Évidemment il y a aussi de la violence de toute sorte qui jaillit comme dans tout mouvement humain, mais on a le choix, on décide chaque jour en se levant qui on est et ce qu’on souhaite semer autour de soi. La violence, l’amour, la peur, la joie : tout a toujours été là et tous ces états d’esprit humains sont contagieux, ils vivent et se propagent, ils font partie de nous. Il n’en tient qu’à nous de choisir quelle émotion on a envie de propager autour de nous. Cela ne veut pas dire sublimer les émotions « négatives », cela veut dire comprendre d’où elles viennent, les vivre pleinement et ensuite s’offrir les moyens de transformer ces états, se reconstruire.

La situation dans laquelle nous vivons en ce moment est à mon sens un combat contre la peur, et en fait, ce n’est même pas un combat, plutôt un moment d’apprivoisement mutuel entre la peur et soi.

Si tous les humains étaient mis ensemble pour ne former qu’un seul humain et qu’on déposait un miroir devant lui, il y verrait tous les courants qui l’agitent et partent dans tous les sens, formant des zones semblables aux courants marins et aériens qui se meuvent sur terre.
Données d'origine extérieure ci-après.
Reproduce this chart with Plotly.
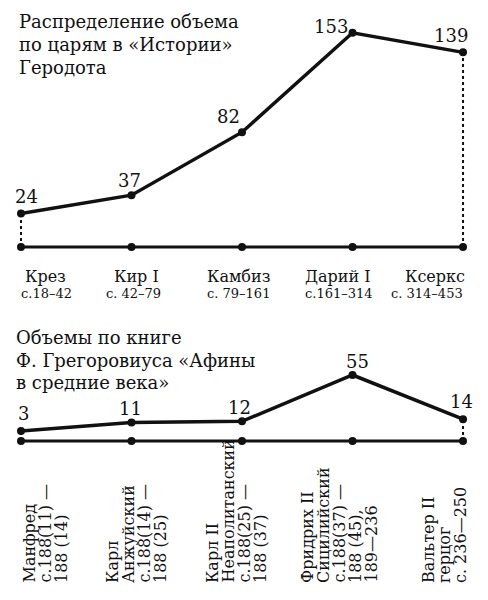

Comme pour calmer les tourments d’un enfant en plein cauchemar, avec sa main sur sa poitrine tout doucement il tenterait de réduire les zones de mouvements extrêmes, trouver l’équilibre entre les courants.

Reconnaître l’ennemi en quelque chose est admettre que cette chose peut nous détruire alors on veut fuir ou se battre, par contre quand on considère le respect mutuel dans cette équation, notre façon de voir les choses change : respecter l’ennemi est accepter que nous ne sommes pas immuables, alors on s’engage dans un tout autre combat. Et à l’issue de ce combat, on voit mieux : est-ce que j’ai gagné ou j’ai évolué ? Est-ce que j’ai perdu ou j’ai grandi ? Là se cache la résilience, la graine magique qu’on oublie parfois qu’on a semée au fond de nous.

En faisant de l’alchimie avec la résilience individuelle et collective, on peut en extraire un élément très précieux. Une denrée rare à déguster avec allégresse, de couleur dorée, elle glisse au fond de la gorge et ondule en nous comme un serpent. Vous souvenez-vous, je vous en ai parlé ? La finesse des choses.